▶ Requirements:
Repeat the material exactly from its first line to the line that includes "(D) at (944,212)". Skip pictures.

— START Data —

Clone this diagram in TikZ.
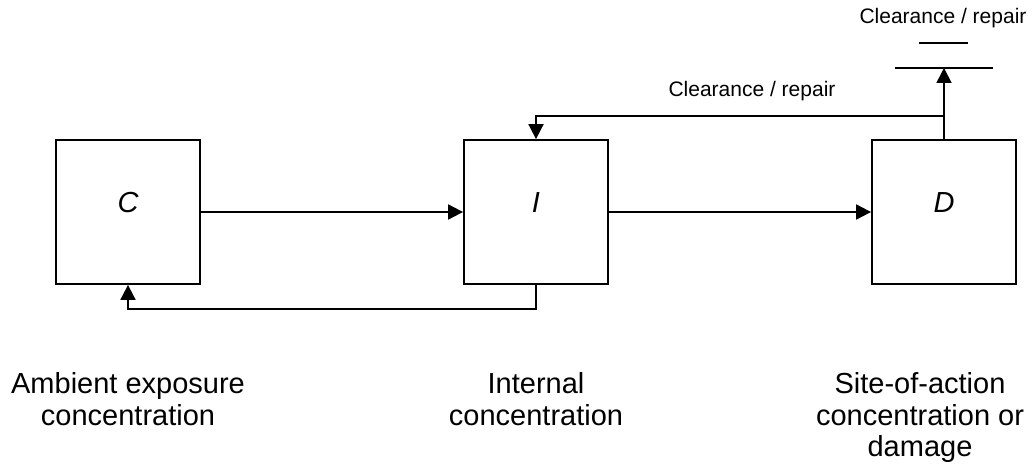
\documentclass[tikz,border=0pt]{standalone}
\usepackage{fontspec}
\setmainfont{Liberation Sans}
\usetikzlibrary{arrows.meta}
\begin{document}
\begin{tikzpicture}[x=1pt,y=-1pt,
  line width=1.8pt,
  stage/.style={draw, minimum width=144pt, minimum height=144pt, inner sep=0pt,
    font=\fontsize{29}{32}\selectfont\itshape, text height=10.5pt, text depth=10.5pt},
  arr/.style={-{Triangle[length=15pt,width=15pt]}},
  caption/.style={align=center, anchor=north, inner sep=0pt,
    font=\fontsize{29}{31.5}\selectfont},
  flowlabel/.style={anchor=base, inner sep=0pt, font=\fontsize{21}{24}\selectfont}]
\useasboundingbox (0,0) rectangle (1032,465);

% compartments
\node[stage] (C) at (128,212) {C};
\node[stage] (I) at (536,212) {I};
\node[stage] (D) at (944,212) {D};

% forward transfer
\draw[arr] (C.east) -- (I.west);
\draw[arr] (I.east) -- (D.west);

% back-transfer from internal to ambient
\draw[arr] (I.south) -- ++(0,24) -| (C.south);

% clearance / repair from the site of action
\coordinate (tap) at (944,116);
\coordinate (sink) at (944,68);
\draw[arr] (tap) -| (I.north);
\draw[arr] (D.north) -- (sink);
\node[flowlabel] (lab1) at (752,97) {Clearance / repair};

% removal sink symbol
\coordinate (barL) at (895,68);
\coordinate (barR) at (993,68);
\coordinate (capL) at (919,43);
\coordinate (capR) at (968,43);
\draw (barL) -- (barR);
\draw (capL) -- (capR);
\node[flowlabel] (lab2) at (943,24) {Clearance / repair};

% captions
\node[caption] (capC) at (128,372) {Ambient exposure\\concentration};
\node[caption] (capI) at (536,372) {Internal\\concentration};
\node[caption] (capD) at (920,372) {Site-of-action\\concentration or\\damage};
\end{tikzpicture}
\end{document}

— END Data —

▶ Written answer:
Clone this diagram in TikZ.
\documentclass[tikz,border=0pt]{standalone}
\usepackage{fontspec}
\setmainfont{Liberation Sans}
\usetikzlibrary{arrows.meta}
\begin{document}
\begin{tikzpicture}[x=1pt,y=-1pt,
  line width=1.8pt,
  stage/.style={draw, minimum width=144pt, minimum height=144pt, inner sep=0pt,
    font=\fontsize{29}{32}\selectfont\itshape, text height=10.5pt, text depth=10.5pt},
  arr/.style={-{Triangle[length=15pt,width=15pt]}},
  caption/.style={align=center, anchor=north, inner sep=0pt,
    font=\fontsize{29}{31.5}\selectfont},
  flowlabel/.style={anchor=base, inner sep=0pt, font=\fontsize{21}{24}\selectfont}]
\useasboundingbox (0,0) rectangle (1032,465);

% compartments
\node[stage] (C) at (128,212) {C};
\node[stage] (I) at (536,212) {I};
\node[stage] (D) at (944,212) {D};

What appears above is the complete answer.